§ Data to process
# # # # # # #
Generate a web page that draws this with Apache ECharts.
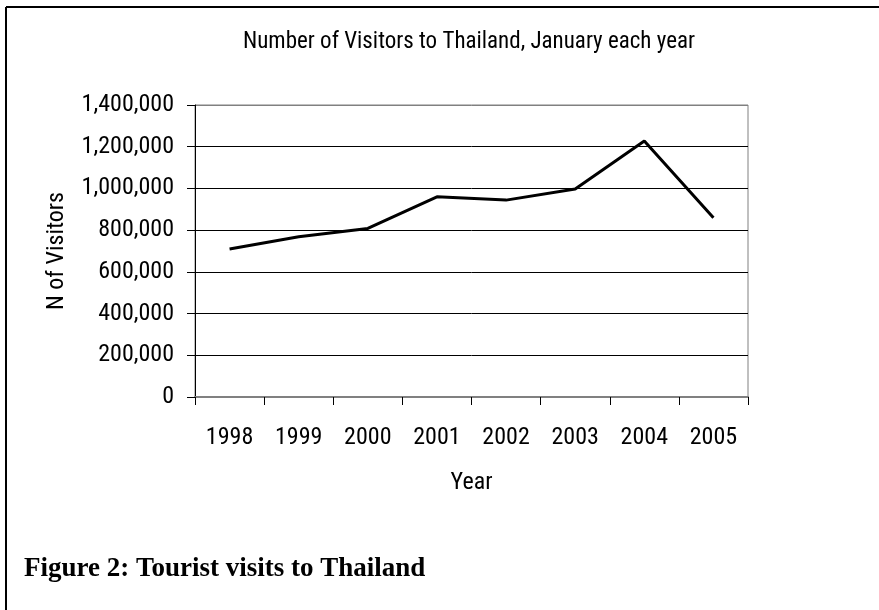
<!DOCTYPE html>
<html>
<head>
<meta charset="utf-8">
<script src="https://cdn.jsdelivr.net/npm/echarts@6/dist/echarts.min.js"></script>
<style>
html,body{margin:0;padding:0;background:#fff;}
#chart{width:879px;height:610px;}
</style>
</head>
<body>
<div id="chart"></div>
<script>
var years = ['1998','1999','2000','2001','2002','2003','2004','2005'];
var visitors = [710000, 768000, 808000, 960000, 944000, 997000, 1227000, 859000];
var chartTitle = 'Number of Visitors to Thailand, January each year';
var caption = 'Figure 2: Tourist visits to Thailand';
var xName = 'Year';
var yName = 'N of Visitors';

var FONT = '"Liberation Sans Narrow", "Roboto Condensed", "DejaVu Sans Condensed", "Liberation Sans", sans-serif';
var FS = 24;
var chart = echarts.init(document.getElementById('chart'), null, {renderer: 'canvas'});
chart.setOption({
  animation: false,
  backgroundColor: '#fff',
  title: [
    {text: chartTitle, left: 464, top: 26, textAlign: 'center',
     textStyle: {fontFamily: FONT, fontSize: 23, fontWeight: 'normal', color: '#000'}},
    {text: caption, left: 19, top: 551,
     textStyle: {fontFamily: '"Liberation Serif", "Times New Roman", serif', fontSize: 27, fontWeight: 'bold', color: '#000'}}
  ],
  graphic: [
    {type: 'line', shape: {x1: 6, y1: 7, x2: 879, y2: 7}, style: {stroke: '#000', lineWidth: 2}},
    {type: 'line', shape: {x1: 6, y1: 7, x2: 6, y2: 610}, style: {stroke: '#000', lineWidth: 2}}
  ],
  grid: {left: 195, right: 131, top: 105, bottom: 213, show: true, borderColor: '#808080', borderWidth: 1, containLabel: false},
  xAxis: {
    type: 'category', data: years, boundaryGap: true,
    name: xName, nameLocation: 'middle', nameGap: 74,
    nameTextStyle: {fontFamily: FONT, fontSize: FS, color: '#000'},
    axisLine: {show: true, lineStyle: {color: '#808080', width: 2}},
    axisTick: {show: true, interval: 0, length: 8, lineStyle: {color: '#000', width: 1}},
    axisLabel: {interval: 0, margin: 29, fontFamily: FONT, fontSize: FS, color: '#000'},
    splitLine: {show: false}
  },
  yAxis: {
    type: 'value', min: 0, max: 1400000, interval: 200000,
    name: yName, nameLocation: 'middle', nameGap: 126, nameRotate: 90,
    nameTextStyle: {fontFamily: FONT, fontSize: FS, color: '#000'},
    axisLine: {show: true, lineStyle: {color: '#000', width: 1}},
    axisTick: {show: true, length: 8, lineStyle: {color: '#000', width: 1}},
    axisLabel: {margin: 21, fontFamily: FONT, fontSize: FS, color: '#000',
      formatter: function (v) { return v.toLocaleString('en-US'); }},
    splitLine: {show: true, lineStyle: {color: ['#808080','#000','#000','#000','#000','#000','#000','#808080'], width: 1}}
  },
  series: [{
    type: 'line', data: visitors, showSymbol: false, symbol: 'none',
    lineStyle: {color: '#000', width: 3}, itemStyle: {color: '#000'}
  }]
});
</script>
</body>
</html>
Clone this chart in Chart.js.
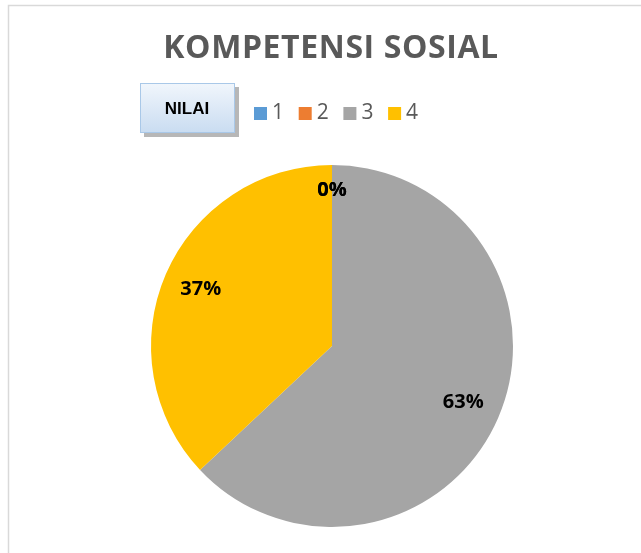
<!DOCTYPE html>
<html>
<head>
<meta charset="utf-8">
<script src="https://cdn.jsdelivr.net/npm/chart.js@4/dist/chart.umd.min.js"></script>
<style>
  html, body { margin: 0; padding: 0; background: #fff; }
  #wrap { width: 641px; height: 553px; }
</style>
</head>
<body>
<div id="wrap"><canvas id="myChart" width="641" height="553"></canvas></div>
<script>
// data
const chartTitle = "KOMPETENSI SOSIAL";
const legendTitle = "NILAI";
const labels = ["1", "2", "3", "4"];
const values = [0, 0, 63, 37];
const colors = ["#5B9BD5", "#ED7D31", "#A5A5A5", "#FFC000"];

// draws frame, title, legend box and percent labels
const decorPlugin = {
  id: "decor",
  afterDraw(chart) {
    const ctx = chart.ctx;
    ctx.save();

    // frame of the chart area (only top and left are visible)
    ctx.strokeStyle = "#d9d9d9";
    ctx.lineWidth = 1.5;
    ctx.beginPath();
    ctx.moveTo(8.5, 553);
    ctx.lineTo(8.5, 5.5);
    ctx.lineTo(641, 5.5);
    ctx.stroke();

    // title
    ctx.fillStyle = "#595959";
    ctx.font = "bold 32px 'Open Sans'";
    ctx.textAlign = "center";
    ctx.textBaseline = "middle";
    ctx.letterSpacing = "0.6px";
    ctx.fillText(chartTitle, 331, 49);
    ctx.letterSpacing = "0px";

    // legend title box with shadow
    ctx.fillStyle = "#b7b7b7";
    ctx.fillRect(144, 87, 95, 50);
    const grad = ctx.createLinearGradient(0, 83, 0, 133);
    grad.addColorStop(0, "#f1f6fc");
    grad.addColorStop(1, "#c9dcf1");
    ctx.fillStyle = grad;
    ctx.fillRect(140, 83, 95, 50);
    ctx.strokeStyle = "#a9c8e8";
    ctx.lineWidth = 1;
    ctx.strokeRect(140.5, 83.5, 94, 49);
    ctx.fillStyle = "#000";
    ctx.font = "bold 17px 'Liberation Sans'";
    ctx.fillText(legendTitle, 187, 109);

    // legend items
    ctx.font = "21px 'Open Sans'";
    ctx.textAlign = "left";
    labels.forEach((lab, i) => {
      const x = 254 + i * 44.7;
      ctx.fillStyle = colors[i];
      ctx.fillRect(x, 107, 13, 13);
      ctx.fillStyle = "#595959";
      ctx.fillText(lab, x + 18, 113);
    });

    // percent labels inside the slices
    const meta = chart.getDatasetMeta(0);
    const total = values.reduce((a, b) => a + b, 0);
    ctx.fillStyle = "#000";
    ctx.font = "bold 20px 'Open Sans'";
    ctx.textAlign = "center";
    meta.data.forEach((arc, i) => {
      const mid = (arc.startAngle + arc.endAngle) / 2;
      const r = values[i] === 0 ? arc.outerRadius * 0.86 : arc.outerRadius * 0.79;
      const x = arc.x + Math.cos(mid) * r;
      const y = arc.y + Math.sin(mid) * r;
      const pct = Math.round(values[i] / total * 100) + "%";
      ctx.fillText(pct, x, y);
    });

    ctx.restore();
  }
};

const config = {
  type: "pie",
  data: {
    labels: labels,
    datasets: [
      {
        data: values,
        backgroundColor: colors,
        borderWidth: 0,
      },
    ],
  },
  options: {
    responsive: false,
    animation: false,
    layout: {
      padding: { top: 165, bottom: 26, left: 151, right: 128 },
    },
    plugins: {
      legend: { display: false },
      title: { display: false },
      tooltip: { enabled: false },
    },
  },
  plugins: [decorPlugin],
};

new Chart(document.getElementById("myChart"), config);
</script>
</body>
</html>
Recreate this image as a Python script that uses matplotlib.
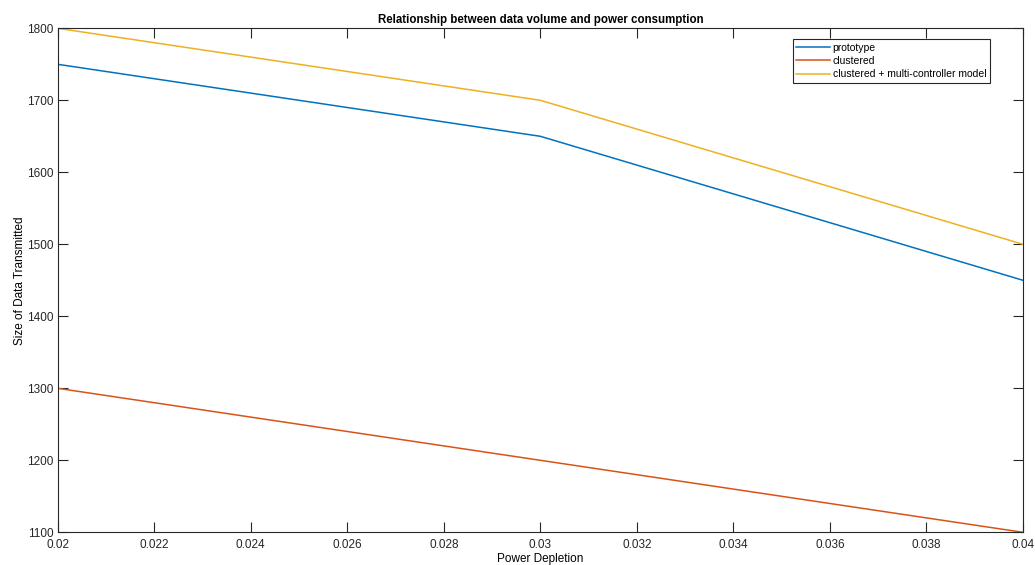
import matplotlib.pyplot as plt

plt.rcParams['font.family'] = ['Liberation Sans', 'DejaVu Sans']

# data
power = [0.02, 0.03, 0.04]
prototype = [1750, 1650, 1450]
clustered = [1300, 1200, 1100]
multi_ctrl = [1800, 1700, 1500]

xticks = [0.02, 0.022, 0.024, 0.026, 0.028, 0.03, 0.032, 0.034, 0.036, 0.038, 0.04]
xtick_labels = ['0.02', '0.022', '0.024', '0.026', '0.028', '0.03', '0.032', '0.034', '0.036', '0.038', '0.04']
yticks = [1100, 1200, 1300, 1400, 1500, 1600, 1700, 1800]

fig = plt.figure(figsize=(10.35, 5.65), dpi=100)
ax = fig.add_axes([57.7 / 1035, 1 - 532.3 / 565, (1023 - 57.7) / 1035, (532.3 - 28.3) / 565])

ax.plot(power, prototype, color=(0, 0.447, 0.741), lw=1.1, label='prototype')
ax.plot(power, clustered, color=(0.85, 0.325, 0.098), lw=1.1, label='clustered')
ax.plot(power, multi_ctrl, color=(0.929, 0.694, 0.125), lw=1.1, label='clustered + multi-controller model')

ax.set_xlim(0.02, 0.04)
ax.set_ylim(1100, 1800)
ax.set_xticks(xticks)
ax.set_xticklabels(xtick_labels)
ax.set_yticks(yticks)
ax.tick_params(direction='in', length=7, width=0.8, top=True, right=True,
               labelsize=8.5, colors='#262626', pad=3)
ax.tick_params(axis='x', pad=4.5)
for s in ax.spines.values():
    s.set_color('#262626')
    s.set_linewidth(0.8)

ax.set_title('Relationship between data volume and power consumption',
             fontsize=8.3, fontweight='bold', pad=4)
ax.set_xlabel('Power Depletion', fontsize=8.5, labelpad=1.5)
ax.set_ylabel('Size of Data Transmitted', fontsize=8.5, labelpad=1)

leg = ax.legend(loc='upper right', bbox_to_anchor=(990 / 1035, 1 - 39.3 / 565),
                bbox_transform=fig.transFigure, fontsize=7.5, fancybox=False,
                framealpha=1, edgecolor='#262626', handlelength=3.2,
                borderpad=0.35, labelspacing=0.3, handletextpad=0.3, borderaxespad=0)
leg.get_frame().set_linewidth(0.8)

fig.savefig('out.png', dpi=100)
# # # # # # #
Everything above from the line with "Clone this chart in Chart.js." through the line with "ctx.stroke();" should be retyped exactly, and nothing else; omit pictures.

§ Written response
Clone this chart in Chart.js.
<!DOCTYPE html>
<html>
<head>
<meta charset="utf-8">
<script src="https://cdn.jsdelivr.net/npm/chart.js@4/dist/chart.umd.min.js"></script>
<style>
  html, body { margin: 0; padding: 0; background: #fff; }
  #wrap { width: 641px; height: 553px; }
</style>
</head>
<body>
<div id="wrap"><canvas id="myChart" width="641" height="553"></canvas></div>
<script>
// data
const chartTitle = "KOMPETENSI SOSIAL";
const legendTitle = "NILAI";
const labels = ["1", "2", "3", "4"];
const values = [0, 0, 63, 37];
const colors = ["#5B9BD5", "#ED7D31", "#A5A5A5", "#FFC000"];

// draws frame, title, legend box and percent labels
const decorPlugin = {
  id: "decor",
  afterDraw(chart) {
    const ctx = chart.ctx;
    ctx.save();

    // frame of the chart area (only top and left are visible)
    ctx.strokeStyle = "#d9d9d9";
    ctx.lineWidth = 1.5;
    ctx.beginPath();
    ctx.moveTo(8.5, 553);
    ctx.lineTo(8.5, 5.5);
    ctx.lineTo(641, 5.5);
    ctx.stroke();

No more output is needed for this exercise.